В Петербурге также появилась целая плеяда учёных, занимающихся историей русского консерватизма — очень тонких, очень умных и работоспособных: Андрей Александрович Иванов, выпустивший монографии о русских дореволюционных правых в Государственной Думе, о Владимире Митрофановиче Пуришкевиче, о русских националистах начала XX века, Александр Эдуардович Котов — создатель целого монографического цикла, посвящённого великому консерватору-государственнику Каткову и его окружению. Интересные исследования русского консерватизма и русской церковной истории, а они очень тесно связаны, ведёт петербуржец Юрий Евгеньевич Кондаков. Или же автор совершенно изумительных по глубине и охвату темы монографий о Розанове или о Николае Николаевиче Страхове — Валерий Александрович Фатеев. Или «Русско-византийский вестник», который издаётся в Санкт-Петербурге в Православной духовной академии. В каждом его номере стараниями Игоря Борисовича Гаврилова появляются чрезвычайно интересные материалы по истории конкретных периодов русского консерватизма. Я назвал лишь некоторых людей, с которыми лично знаком, но их, конечно, гораздо больше.
С моей точки зрения, хотя бы вот в этом отношении Петербург начинает лидировать в стране и в данном случае Москва ему начинает уступать.
— В эти дни исполняется 300 лет со дня объявления России Империей. Фанаты «Зенита» на матче Лиги чемпионов с итальянским «Ювентусом» вывесили изображение Петра I с надписью на английском «Российская империя. 22.10.1721», в прессе вышло несколько статей, было организовано несколько выставок на эту тему. Но официальная пропаганда не заметила этот юбилей. Как Вы думаете, почему нынешняя власть не хочет, чтобы современная Россия считалась не только правопреемницей СССР, но и Российской Империи?
— Начнём с конца.
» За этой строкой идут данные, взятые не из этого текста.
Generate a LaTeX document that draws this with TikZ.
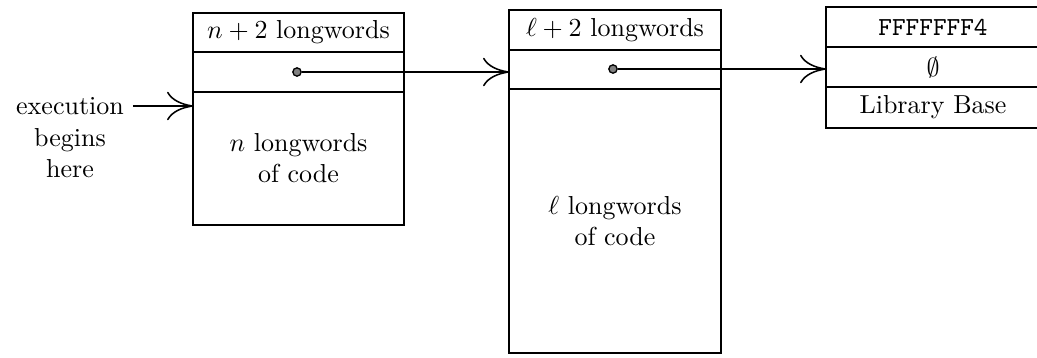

Действительно наша элита, под ней мы будем понимать прежде всего тот слой, который обладает монополией на принятие решений в сфере политики, экономики, культуры и т.д., органически не приемлет идею правопреемственности с тысячелетней историей России. Объясняется это следующим обстоятельством: наша элита является продолжением того правящего слоя, который сформировался после катастрофы 1917 года. Иначе говоря, нынешняя элита является преимущественно продолжением советской партийной и хозяйственной номенклатуры. Она обладает родовыми признаками этого слоя, чрезвычайно замкнута, для того чтобы попасть в правящий слой, необходимо пройти множество фильтров, множество проверок и «инициаций», что исключает попадание в него случайных людей. Этот слой, за отдельными исключениями, не чувствует ни малейшей связи с дореволюционным прошлым, с дореволюционной традицией. И в целом, несмотря на то, что по некоторым количественным и качественным характеристикам он отличается от традиционной советской номенклатуры, его можно обозначить как постноменклатурный. Это важно подчеркнуть.
Ещё один пример, исключительно важный. Вот — 1917 год. Сколько представителей прежней имперской элиты вошло в состав новой советской номенклатуры? Ответ очевиден: ни одного человека. Если говорить именно о политической номенклатуре, политической элите. Вопрос второй. А сколько представителей традиционной коммунистической номенклатуры брежневской и горбачевской вошло в состав ельцинской элиты в 90-е годы, и продолжает занимать лидирующие позиции сейчас? Ответ очевиден: большинство. Подавляющее большинство. Поэтому органическое неприятие дореволюционной традиции нынешней элитой абсолютно неудивительно.